What matters is that some structured discovery happens, at whatever scale is appropriate. The businesses that skip it entirely, usually in the name of moving faster, are the ones that end up moving slowest.


How A BC Consulting Approaches ERP Discovery


At A BC Consulting, discovery happens before any software configuration is touched.


Our approach is process-first: we start by understanding how your business operates, where it's losing time and margin, and what a new system genuinely needs to do before we make any recommendations about configuration or phasing. The output is a documented requirements blueprint and project roadmap that the implementation is built from.


We also recognize that not every business needs the same level of engagement.

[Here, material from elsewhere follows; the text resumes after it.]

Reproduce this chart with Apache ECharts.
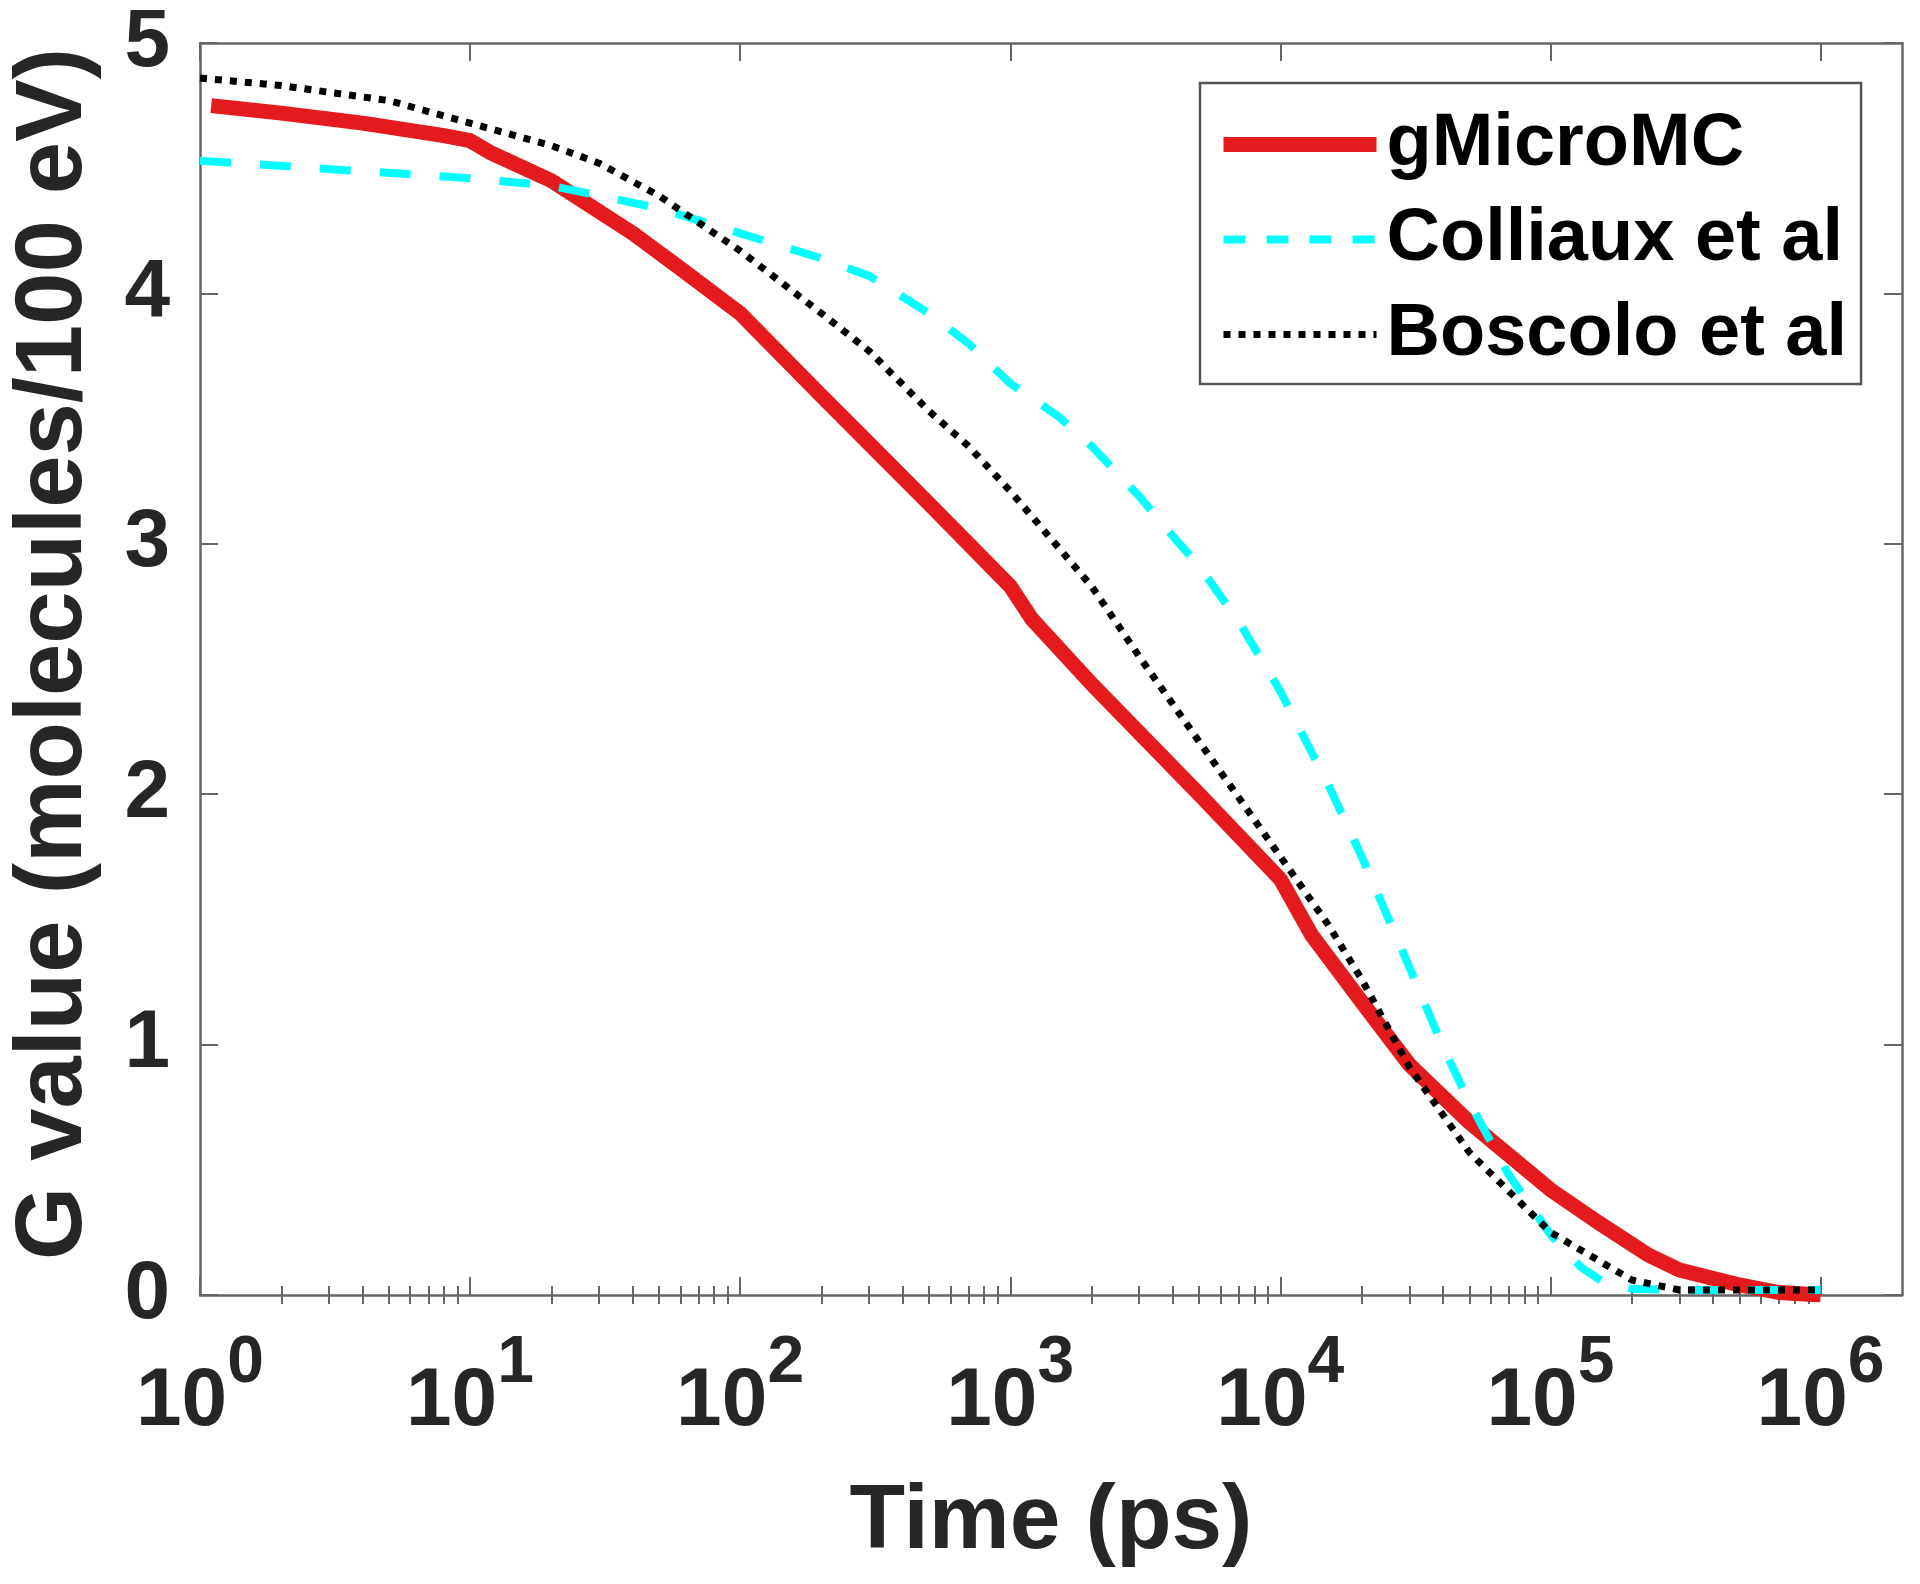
<!DOCTYPE html>
<html>
<head>
<meta charset="utf-8">
<script src="https://cdn.jsdelivr.net/npm/echarts@6/dist/echarts.min.js"></script>
<style>
html,body{margin:0;padding:0;background:#fff;}
#chart{width:1920px;height:1584px;}
</style>
</head>
<body>
<div id="chart"></div>
<script>
// ---- data ----
const seriesNames = ['gMicroMC', 'Colliaux et al', 'Boscolo et al'];

const timeRed = [1.1, 2, 4, 8, 10, 12, 20, 40, 60, 100, 200, 300, 500, 1000, 1200, 2000, 5000, 10000, 13000, 20000, 30000, 50000, 100000, 150000, 230000, 300000, 500000, 700000, 1000000];
const gRed    = [4.75, 4.72, 4.68, 4.63, 4.61, 4.56, 4.45, 4.24, 4.10, 3.92, 3.59, 3.40, 3.16, 2.83, 2.70, 2.44, 2.00, 1.66, 1.44, 1.17, 0.92, 0.69, 0.42, 0.29, 0.16, 0.10, 0.04, 0.01, 0.0];

const timeCyan = [1, 10, 20, 50, 100, 200, 300, 500, 700, 1000, 1500, 2000, 3000, 4000, 5000, 7000, 10000, 15000, 20000, 30000, 40000, 50000, 70000, 100000, 130000, 160000, 200000, 300000, 1000000];
const gCyan    = [4.53, 4.46, 4.43, 4.34, 4.24, 4.14, 4.07, 3.92, 3.80, 3.64, 3.51, 3.39, 3.19, 3.03, 2.91, 2.69, 2.41, 2.04, 1.75, 1.31, 0.99, 0.77, 0.48, 0.24, 0.11, 0.045, 0.025, 0.02, 0.02];

const timeBlack = [1, 2, 5, 10, 20, 30, 50, 100, 200, 300, 500, 700, 1000, 2000, 3000, 5000, 10000, 15000, 20000, 30000, 50000, 100000, 200000, 300000, 1000000];
const gBlack    = [4.86, 4.83, 4.77, 4.68, 4.59, 4.52, 4.39, 4.17, 3.92, 3.77, 3.53, 3.39, 3.21, 2.83, 2.55, 2.21, 1.75, 1.48, 1.26, 0.91, 0.57, 0.25, 0.06, 0.02, 0.02];

const xMajorTicks = [1, 10, 100, 1000, 10000, 100000, 1000000];
const xMinorTicks = [2,3,4,5,6,7,8,9, 20,30,40,50,60,70,80,90, 200,300,400,500,600,700,800,900,
  2000,3000,4000,5000,6000,7000,8000,9000, 20000,30000,40000,50000,60000,70000,80000,90000,
  200000,300000,400000,500000,600000,700000,800000,900000];
const yTicks = [0, 1, 2, 3, 4, 5];

const xTitle = 'Time (ps)';
const yTitle = 'G value (molecules/100 eV)';

// ---- chart ----
const FONT = '"Liberation Sans", Arial, Helvetica, sans-serif';
const AX = '#666666';
const TXT = '#262626';

function pairs(xs, ys){ return xs.map((x,i)=>[x, ys[i]]); }

const chart = echarts.init(document.getElementById('chart'), null, {renderer:'canvas'});

const xBase = {
  type: 'log', logBase: 10, min: 1, max: 2000000,
  splitLine: {show:false}, minorTick:{show:false}
};
const yBase = {
  type: 'value', min: 0, max: 5, interval: 1,
  splitLine: {show:false}
};

const option = {
  backgroundColor: '#ffffff',
  animation: false,
  textStyle: {fontFamily: FONT},
  grid: {left: 197, right: 18, top: 43, bottom: 289, containLabel: false},
  legend: {
    data: [
      {name: seriesNames[0]},
      {name: seriesNames[1], lineStyle: {type: [22, 21]}},
      {name: seriesNames[2]}
    ],
    orient: 'vertical',
    left: 1200, top: 83,
    padding: [14, 14, 2, 16],
    itemGap: 0,
    itemWidth: 153,
    itemHeight: 95,
    itemStyle: {opacity: 0},
    lineStyle: {width: 'inherit', type: 'inherit', cap: 'butt'},
    backgroundColor: '#ffffff',
    borderColor: '#555555',
    borderWidth: 2.5,
    borderRadius: 0,
    textStyle: {fontFamily: FONT, fontWeight: 'bold', fontSize: 74, color: '#000', lineHeight: 95, padding: [0,0,0,5]}
  },
  xAxis: [
    // main bottom axis: line, major ticks, "10" part of labels, title
    Object.assign({}, xBase, {
      position: 'bottom',
      name: xTitle, nameLocation: 'middle', nameGap: 182,
      nameTextStyle: {fontFamily: FONT, fontWeight: 'bold', fontSize: 91, color: TXT},
      axisLine: {show: true, onZero: false, lineStyle: {color: AX, width: 2.5}},
      axisTick: {show: true, inside: true, length: 18, customValues: xMajorTicks, lineStyle: {color: AX, width: 2}},
      axisLabel: {
        show: true, margin: 66, customValues: xMajorTicks,
        formatter: function(){ return '10'; },
        fontFamily: FONT, fontWeight: 'bold', fontSize: 82, lineHeight: 82, color: TXT,
        padding: [0, 37, 0, 0]
      }
    }),
    // top mirror axis with major ticks
    Object.assign({}, xBase, {
      position: 'top',
      axisLine: {show: true, onZero: false, lineStyle: {color: AX, width: 2.5}},
      axisTick: {show: true, inside: true, length: 18, customValues: xMajorTicks, lineStyle: {color: AX, width: 2}},
      axisLabel: {show: false}
    }),
    // bottom minor ticks + exponent (superscript) labels
    Object.assign({}, xBase, {
      position: 'bottom',
      axisLine: {show: false},
      axisTick: {show: true, inside: true, length: 9, customValues: xMinorTicks, lineStyle: {color: AX, width: 2}},
      axisLabel: {
        show: true, margin: 36, customValues: xMajorTicks,
        formatter: function(v){ return String(Math.round(Math.log10(v))); },
        fontFamily: FONT, fontWeight: 'bold', fontSize: 66, lineHeight: 66, color: TXT,
        padding: [0, 0, 0, 91]
      }
    }),
    // top minor ticks
    Object.assign({}, xBase, {
      position: 'top',
      axisLine: {show: false},
      axisTick: {show: true, inside: true, length: 9, customValues: xMinorTicks, lineStyle: {color: AX, width: 2}},
      axisLabel: {show: false}
    })
  ],
  yAxis: [
    Object.assign({}, yBase, {
      position: 'left',
      name: yTitle, nameLocation: 'middle', nameGap: 98, nameRotate: 90,
      nameTextStyle: {fontFamily: FONT, fontWeight: 'bold', fontSize: 94, color: TXT, padding: [0, 0, 0, 30]},
      axisLine: {show: true, onZero: false, lineStyle: {color: AX, width: 2.5}},
      axisTick: {show: true, inside: true, length: 18, customValues: yTicks, lineStyle: {color: AX, width: 2}},
      axisLabel: {show: true, margin: 30, customValues: yTicks, fontFamily: FONT, fontWeight: 'bold', fontSize: 82, color: TXT}
    }),
    Object.assign({}, yBase, {
      position: 'right',
      axisLine: {show: true, onZero: false, lineStyle: {color: AX, width: 2.5}},
      axisTick: {show: true, inside: true, length: 18, customValues: yTicks, lineStyle: {color: AX, width: 2}},
      axisLabel: {show: false}
    })
  ],
  series: [
    {
      name: seriesNames[0], type: 'line', xAxisIndex: 0, yAxisIndex: 0,
      data: pairs(timeRed, gRed), showSymbol: false, symbol: 'none', smooth: false,
      lineStyle: {color: '#e41a1c', width: 15, cap: 'butt', join: 'round'},
      itemStyle: {color: '#e41a1c'}, z: 3
    },
    {
      name: seriesNames[1], type: 'line', xAxisIndex: 0, yAxisIndex: 0,
      data: pairs(timeCyan, gCyan), showSymbol: false, symbol: 'none', smooth: false,
      lineStyle: {color: '#00ffff', width: 8, type: [31, 29], cap: 'butt'},
      itemStyle: {color: '#00ffff'}, z: 4
    },
    {
      name: seriesNames[2], type: 'line', xAxisIndex: 0, yAxisIndex: 0,
      data: pairs(timeBlack, gBlack), showSymbol: false, symbol: 'none', smooth: false,
      lineStyle: {color: '#000000', width: 7, type: [7, 8], cap: 'butt'},
      itemStyle: {color: '#000000'}, z: 5
    }
  ]
};
chart.setOption(option);
</script>
</body>
</html>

Our tiered model gives manufacturers and distributors the flexibility to choose the level of involvement that fits their size, budget, and internal capacity, whether that's a guided self-assessment, a collaborative discovery process, or a fully managed engagement from end to end.


Our focus is on US-based manufacturers and distributors, and our team has spent enough time on shop floors and in warehouse operations to understand the difference between how a business looks on paper and how it actually runs. That context shapes how we approach discovery, and how the systems we implement end up being used.


If you're evaluating ERP for your manufacturing or distribution operation and want clarity before you commit, our discovery process is designed to give you exactly that.


The Bottom Line


ERP discovery is the phase most businesses skip and most later wish they hadn't. The right engagement, scaled to your size and complexity, is the difference between an implementation that transforms how your operation runs and one that creates a new set of problems to manage. The time spent in discovery is not time away from the project. It is the project, done in the right order.